• What to do: Begin at the first line of the data and copy each line through the one containing "const height = 535;", that line included, with no pictures.

• Dataset entries:
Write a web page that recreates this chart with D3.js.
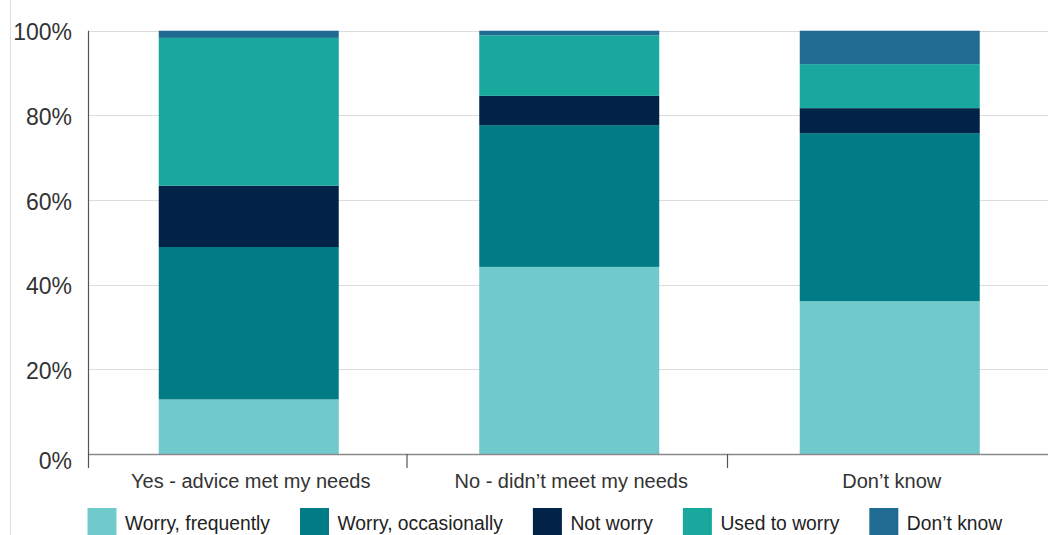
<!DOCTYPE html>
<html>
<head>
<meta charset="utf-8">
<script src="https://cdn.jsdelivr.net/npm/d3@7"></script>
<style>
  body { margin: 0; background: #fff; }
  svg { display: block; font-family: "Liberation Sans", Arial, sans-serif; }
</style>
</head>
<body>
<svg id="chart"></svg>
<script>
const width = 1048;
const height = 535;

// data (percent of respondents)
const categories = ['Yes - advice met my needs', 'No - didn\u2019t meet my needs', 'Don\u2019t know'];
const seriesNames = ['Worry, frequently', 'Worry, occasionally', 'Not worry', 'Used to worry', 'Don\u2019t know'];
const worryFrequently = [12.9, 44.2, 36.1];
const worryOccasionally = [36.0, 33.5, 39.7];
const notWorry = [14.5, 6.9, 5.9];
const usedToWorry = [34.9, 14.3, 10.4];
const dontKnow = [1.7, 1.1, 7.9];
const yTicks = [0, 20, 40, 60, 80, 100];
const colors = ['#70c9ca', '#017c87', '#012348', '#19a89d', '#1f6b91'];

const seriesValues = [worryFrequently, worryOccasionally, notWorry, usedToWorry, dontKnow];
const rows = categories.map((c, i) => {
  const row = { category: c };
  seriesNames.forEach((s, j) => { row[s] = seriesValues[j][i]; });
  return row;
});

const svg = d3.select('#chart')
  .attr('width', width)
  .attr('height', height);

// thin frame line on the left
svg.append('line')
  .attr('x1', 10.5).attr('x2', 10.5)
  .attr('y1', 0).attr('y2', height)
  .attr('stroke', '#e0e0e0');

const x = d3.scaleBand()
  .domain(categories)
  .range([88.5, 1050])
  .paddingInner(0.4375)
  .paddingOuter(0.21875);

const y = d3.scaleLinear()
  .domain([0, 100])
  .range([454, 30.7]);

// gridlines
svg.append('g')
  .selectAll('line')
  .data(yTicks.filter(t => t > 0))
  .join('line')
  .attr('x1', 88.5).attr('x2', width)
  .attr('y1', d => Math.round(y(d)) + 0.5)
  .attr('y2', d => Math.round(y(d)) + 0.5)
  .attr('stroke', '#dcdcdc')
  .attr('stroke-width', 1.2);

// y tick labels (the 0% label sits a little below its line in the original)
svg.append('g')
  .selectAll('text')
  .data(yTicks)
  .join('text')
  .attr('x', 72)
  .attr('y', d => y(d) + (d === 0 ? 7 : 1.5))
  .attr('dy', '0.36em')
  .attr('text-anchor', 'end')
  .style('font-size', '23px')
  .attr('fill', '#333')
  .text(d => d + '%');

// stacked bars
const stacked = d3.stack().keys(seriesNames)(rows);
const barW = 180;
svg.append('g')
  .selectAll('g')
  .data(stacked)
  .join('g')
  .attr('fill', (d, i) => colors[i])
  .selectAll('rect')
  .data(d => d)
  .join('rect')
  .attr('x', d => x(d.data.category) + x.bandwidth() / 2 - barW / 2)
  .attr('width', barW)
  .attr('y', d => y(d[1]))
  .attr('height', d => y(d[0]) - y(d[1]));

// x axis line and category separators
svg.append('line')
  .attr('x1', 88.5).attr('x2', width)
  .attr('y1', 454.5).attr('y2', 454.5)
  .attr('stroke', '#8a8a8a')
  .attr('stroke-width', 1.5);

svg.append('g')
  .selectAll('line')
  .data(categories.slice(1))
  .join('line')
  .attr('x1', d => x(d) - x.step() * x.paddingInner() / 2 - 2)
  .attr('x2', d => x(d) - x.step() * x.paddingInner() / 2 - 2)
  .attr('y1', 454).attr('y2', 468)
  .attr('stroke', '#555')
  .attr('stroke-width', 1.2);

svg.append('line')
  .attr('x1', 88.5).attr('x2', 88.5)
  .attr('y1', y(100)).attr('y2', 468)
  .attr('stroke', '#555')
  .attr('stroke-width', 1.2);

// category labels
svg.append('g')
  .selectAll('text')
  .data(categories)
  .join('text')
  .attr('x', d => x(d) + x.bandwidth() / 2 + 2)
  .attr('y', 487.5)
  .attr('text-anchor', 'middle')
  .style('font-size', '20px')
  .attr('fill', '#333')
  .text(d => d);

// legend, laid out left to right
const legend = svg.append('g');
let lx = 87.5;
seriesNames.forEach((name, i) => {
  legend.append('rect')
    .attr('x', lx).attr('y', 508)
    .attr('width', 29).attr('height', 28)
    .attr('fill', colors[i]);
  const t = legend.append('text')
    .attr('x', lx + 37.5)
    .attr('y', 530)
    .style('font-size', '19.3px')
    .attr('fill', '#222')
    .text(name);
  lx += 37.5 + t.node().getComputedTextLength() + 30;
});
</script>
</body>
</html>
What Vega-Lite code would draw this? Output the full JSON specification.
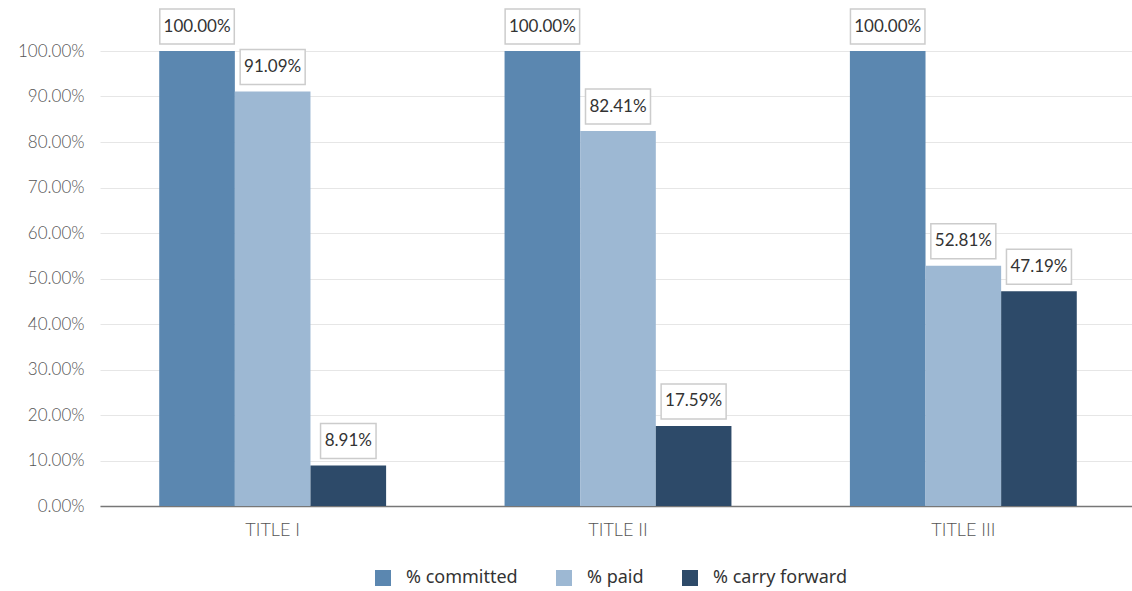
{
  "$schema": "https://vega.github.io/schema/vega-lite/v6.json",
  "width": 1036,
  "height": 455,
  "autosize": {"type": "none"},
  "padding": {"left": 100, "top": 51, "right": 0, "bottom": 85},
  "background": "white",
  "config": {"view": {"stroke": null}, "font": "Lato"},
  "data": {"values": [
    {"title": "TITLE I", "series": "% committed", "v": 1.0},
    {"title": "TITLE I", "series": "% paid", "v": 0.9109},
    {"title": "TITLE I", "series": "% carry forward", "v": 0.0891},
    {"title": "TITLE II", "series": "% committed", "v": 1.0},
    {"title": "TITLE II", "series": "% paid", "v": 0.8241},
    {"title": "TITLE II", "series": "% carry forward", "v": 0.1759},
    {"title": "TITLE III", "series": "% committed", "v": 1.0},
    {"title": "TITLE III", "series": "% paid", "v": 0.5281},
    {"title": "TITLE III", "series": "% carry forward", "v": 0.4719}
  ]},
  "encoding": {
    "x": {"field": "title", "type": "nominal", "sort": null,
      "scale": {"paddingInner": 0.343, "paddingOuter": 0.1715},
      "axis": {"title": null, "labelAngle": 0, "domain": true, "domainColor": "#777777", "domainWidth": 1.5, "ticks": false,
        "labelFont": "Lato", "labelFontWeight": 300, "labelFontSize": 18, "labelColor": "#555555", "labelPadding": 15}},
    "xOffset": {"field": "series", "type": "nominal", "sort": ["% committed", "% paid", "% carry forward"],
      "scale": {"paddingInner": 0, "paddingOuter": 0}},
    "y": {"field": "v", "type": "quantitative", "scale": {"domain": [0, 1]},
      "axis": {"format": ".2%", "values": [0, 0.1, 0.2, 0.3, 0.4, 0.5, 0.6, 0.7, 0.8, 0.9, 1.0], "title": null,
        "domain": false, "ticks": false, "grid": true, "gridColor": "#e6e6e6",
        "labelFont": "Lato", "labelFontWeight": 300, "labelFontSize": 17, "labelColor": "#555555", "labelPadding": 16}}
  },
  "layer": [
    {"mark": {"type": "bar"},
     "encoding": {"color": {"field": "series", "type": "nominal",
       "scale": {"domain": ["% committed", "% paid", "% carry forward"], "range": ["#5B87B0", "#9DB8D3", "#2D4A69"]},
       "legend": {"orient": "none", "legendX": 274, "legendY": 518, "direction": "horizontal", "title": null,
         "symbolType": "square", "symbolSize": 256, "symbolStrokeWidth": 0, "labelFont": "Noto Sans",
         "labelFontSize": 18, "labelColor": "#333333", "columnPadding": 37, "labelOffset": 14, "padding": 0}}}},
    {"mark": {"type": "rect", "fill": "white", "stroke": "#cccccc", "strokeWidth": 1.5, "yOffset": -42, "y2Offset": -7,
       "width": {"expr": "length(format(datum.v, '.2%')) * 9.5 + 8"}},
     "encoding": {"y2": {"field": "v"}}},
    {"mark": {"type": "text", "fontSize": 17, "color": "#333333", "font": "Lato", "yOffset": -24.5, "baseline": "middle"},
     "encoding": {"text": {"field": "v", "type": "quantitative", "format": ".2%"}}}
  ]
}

• Result of the task:
Write a web page that recreates this chart with D3.js.
<!DOCTYPE html>
<html>
<head>
<meta charset="utf-8">
<script src="https://cdn.jsdelivr.net/npm/d3@7"></script>
<style>
  body { margin: 0; background: #fff; }
  svg { display: block; font-family: "Liberation Sans", Arial, sans-serif; }
</style>
</head>
<body>
<svg id="chart"></svg>
<script>
const width = 1048;
const height = 535;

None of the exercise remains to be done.